The day’s light had risen enough to overcome the blackout screens a little; flying low, they were suspended in a gray nimbus with only the streak of water across the porthole windows to tell they were moving at all. Alsburg sat watching the beads of rain lance across the porthole between them. His expression was now almost wholly troubled.
“They can’t even use it all,” he said presently in a low voice. “Why would they deny us?”
The question was half-rhetorical, but du Rau chose to answer it. “No one wants an invader’s boots marching across their home ground.”
Alsburg frowned. “You’d think they’d welcome the chance to acquire a bit of civilization,” he muttered.
“Civilization at gunpoint?” Du Rau edged him a sardonic look. “I don’t think so.”
Alsburg would have answered, but he was caught in his frowning thought.

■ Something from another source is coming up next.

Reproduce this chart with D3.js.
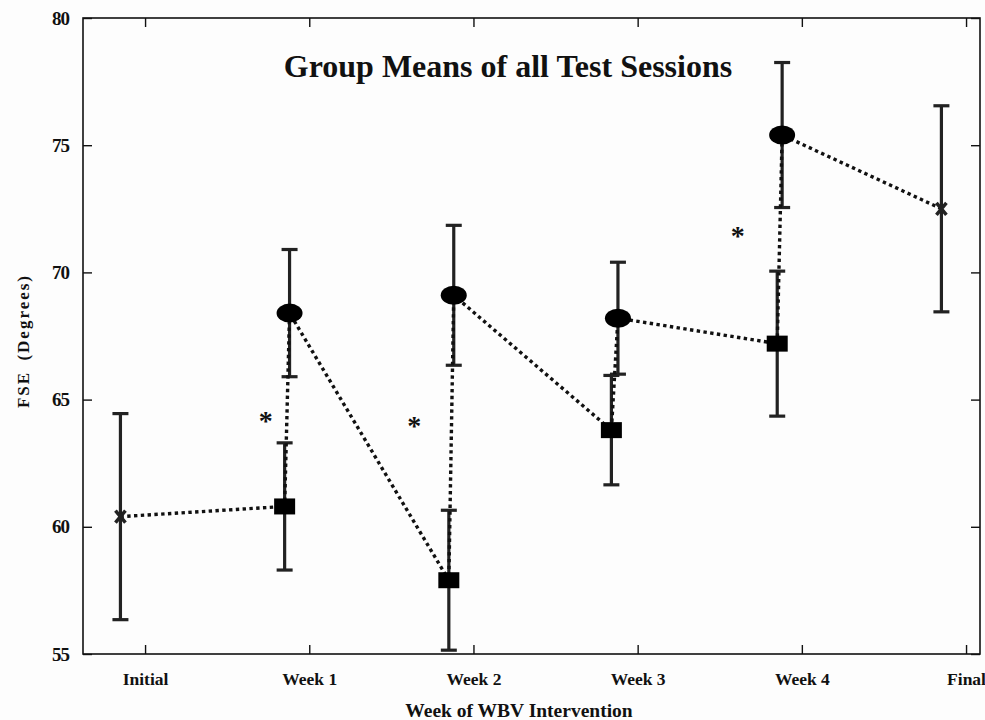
<!DOCTYPE html>
<html>
<head>
<meta charset="utf-8">
<script src="https://cdn.jsdelivr.net/npm/d3@7"></script>
<style>
  body { margin: 0; background: #fdfdfd; }
  text { font-family: "Liberation Serif", serif; font-weight: bold; fill: #111; }
</style>
</head>
<body>
<svg id="chart" width="985" height="720"></svg>
<script>
// tick categories on the x axis
const categories = ['Initial', 'Week 1', 'Week 2', 'Week 3', 'Week 4', 'Final'];
const tickValues = [1, 2, 3, 4, 5, 6];
const yTicks = [55, 60, 65, 70, 75, 80];

// sessions in plotting order (pre = square, post = circle)
const sessionX    = [0.85, 1.85, 1.88, 2.85, 2.88, 3.84, 3.88, 4.85, 4.88, 5.85];
const sessionMean = [60.4, 60.8, 68.4, 57.9, 69.1, 63.8, 68.2, 67.2, 75.4, 72.5];
const sessionErr  = [4.05, 2.5, 2.5, 2.75, 2.75, 2.15, 2.2, 2.85, 2.85, 4.05];
const sessionMark = ['x', 'square', 'circle', 'square', 'circle', 'square', 'circle', 'square', 'circle', 'x'];

// significance stars
const starX = [1.735, 2.64, 4.61];
const starY = [64.3, 64.1, 71.6];

const svg = d3.select('#chart');
const box = {left: 83, top: 18, right: 980, bottom: 654};

const x = d3.scaleLinear().domain([0.622, 6.085]).range([box.left, box.right]);
const y = d3.scaleLinear().domain([55, 80]).range([box.bottom, box.top]);

const data = sessionX.map((v, i) => ({x: v, m: sessionMean[i], e: sessionErr[i], mark: sessionMark[i]}));

// frame
svg.append('rect')
  .attr('x', box.left).attr('y', box.top)
  .attr('width', box.right - box.left).attr('height', box.bottom - box.top)
  .style('fill', '#fdfdfd').style('stroke', '#111').style('stroke-width', 1.6);

const tickLen = 9;
const fmt = d => categories[tickValues.indexOf(d)];

// bottom axis, ticks inward
const xAxisB = svg.append('g')
  .attr('transform', `translate(0,${box.bottom})`)
  .call(d3.axisBottom(x).tickValues(tickValues).tickFormat(fmt).tickSizeInner(-tickLen).tickSizeOuter(0).tickPadding(19));
xAxisB.select('.domain').remove();
xAxisB.selectAll('text').style('font-size', '17.5px').style('font-family', '"Liberation Serif", serif').style('font-weight', 'bold').style('fill', '#111');
xAxisB.selectAll('line').style('stroke', '#111').style('stroke-width', 1.4);

const xAxisT = svg.append('g')
  .attr('transform', `translate(0,${box.top})`)
  .call(d3.axisTop(x).tickValues(tickValues).tickFormat('').tickSizeInner(-tickLen).tickSizeOuter(0));
xAxisT.select('.domain').remove();
xAxisT.selectAll('line').style('stroke', '#111').style('stroke-width', 1.4);

const yAxisL = svg.append('g')
  .attr('transform', `translate(${box.left},0)`)
  .call(d3.axisLeft(y).tickValues(yTicks).tickSizeInner(-tickLen).tickSizeOuter(0).tickPadding(14));
yAxisL.select('.domain').remove();
yAxisL.selectAll('text').style('font-size', '19px').style('font-family', '"Liberation Serif", serif').style('font-weight', 'bold').style('letter-spacing', '-1px').style('fill', '#111');
yAxisL.selectAll('line').style('stroke', '#111').style('stroke-width', 1.4);

const yAxisR = svg.append('g')
  .attr('transform', `translate(${box.right},0)`)
  .call(d3.axisRight(y).tickValues(yTicks).tickFormat('').tickSizeInner(-tickLen).tickSizeOuter(0));
yAxisR.select('.domain').remove();
yAxisR.selectAll('line').style('stroke', '#111').style('stroke-width', 1.4);

// error bars
const capW = 8;
const eb = svg.append('g').attr('class', 'errorbars');
data.forEach(d => {
  eb.append('line')
    .attr('x1', x(d.x)).attr('x2', x(d.x))
    .attr('y1', y(d.m - d.e)).attr('y2', y(d.m + d.e));
  eb.append('line')
    .attr('x1', x(d.x) - capW).attr('x2', x(d.x) + capW)
    .attr('y1', y(d.m + d.e)).attr('y2', y(d.m + d.e));
  eb.append('line')
    .attr('x1', x(d.x) - capW).attr('x2', x(d.x) + capW)
    .attr('y1', y(d.m - d.e)).attr('y2', y(d.m - d.e));
});
eb.selectAll('line').style('stroke', '#222').style('stroke-width', 3.2);

// dotted connecting line
const line = d3.line().x(d => x(d.x)).y(d => y(d.m));
svg.append('path')
  .datum(data)
  .attr('d', line)
  .style('fill', 'none')
  .style('stroke', '#111')
  .style('stroke-width', 3.4)
  .style('stroke-dasharray', '3.4,3.4');

// markers
const mk = svg.append('g').attr('class', 'markers');
data.forEach(d => {
  const cx = x(d.x), cy = y(d.m);
  if (d.mark === 'circle') {
    mk.append('ellipse').attr('cx', cx).attr('cy', cy).attr('rx', 13).attr('ry', 9.5).style('fill', '#000');
  } else if (d.mark === 'square') {
    mk.append('rect').attr('x', cx - 10.5).attr('y', cy - 8).attr('width', 21).attr('height', 16).style('fill', '#000');
  } else {
    mk.append('path')
      .attr('d', `M${cx - 5},${cy - 6}L${cx + 5},${cy + 6}M${cx + 5},${cy - 6}L${cx - 5},${cy + 6}`)
      .style('stroke', '#222').style('stroke-width', 3.5);
  }
});

// significance stars
svg.selectAll('.star')
  .data(starX)
  .enter()
  .append('text')
  .attr('class', 'star')
  .attr('x', d => x(d))
  .attr('y', (d, i) => y(starY[i]) + 13)
  .style('text-anchor', 'middle')
  .style('font-size', '28px')
  .text('*');

// title and axis labels
svg.append('text')
  .attr('x', 508).attr('y', 77)
  .style('text-anchor', 'middle')
  .style('font-size', '32px')
  .text('Group Means of all Test Sessions');

svg.append('text')
  .attr('x', 519).attr('y', 717)
  .style('text-anchor', 'middle')
  .style('font-size', '19.5px')
  .text('Week of WBV Intervention');

svg.append('text')
  .attr('transform', 'translate(29,341) rotate(-90)')
  .style('text-anchor', 'middle')
  .style('font-size', '17px')
  .style('letter-spacing', '2px')
  .style('word-spacing', '4px')
  .text('FSE (Degrees)');
</script>
</body>
</html>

Du Rau went on.
“It is not wise to be misled by one’s own propaganda. Lose track of reality that way and you develop a blind side from which you can be attacked. This war began as a war of conquest; and when you tally all the wrongs and put them away, that is what remains.”
Alsburg flinched slightly at the word conquest. For Berenians, that word was loaded with the dark memory of warring factions scorching what little arable earth their borders still contained: would-be tyrants throwing away their piecemeal gains in rebuilt infrastructure and medical advancement, all for the chance of slashing their way to the top of Berenia’s post-nuclear heap. Verlac had been their ally then: giving sanctuary and arms to whole families, who gradually allied house to house and locked the warlords out. Verlac had helped them repel invaders, too, with a little judicious saber-rattling as Berenia gained its footing and developed assets. In turn Berenia had given Verlac medicine and engineers and access to trade routes; but though its population eventually stabilized, Verlac retained its insular local-council system of government and its reliance on the female line for social structure. This war, and all that had gone before it, was a stream of cause and effect; Alsburg spoke of it as a matter of static national identity.